StreamDiT Approach (Non-Causal):

• Uses windowed attention within buffers but maintains bidirectional communication
• Argues that "full attention of all tokens in a sequence ensures high consistency in video content"
• Achieves streaming through buffered flow matching and moving windows
• Prioritizes visual quality and consistency

World Model Approach (Causal):

• Emphasizes causality as fundamental: "Action. Reaction. Cause and effect."
• Uses autoregressive, frame-by-frame generation with causal attention
• Argues causality is prerequisite for true interactivity
• Prioritizes real-time interaction capabilities

The Core Tension

The blog post you linked makes a compelling argument that causality is essential for true interactivity:

"a model with non-causal dependencies that generates a t-second video at a time has a minimum latency of t seconds in response to frame-wise interactive actions"

This suggests StreamDiT, despite being "real-time" in throughput, may still have latency constraints for interactive applications because it generates multiple frames simultaneously in each buffer step.

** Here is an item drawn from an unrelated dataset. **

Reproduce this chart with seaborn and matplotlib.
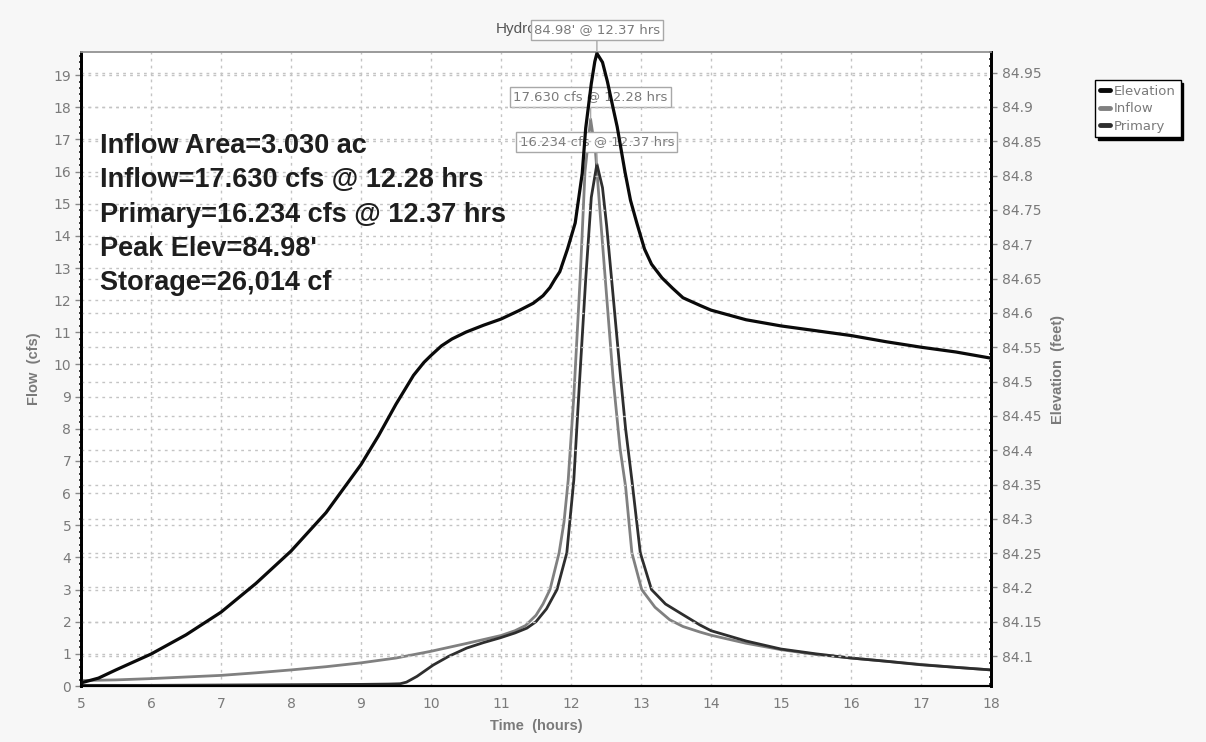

Different Use Cases, Different Priorities

The approaches seem optimized for different scenarios:

• StreamDiT: Better for high-quality streaming video generation where visual consistency is paramount
• Causal World Models: Better for interactive applications (games, robotics) where immediate response to actions is crucial

The blog post even acknowledges this tradeoff in its pyramid diagram, noting that different applications will prioritize real-time responsiveness vs. physical accuracy differently.

Emerging Hybrid Solutions

Interestingly, both approaches are evolving toward each other - the blog mentions work like CausVid and Self-Forcing that try to "combine the quality/speed of diffusion models with the causality of autoregressive models."

So you're right - these represent two different paradigms with different strengths, and the field seems to be working toward hybrid approaches that capture the benefits of both.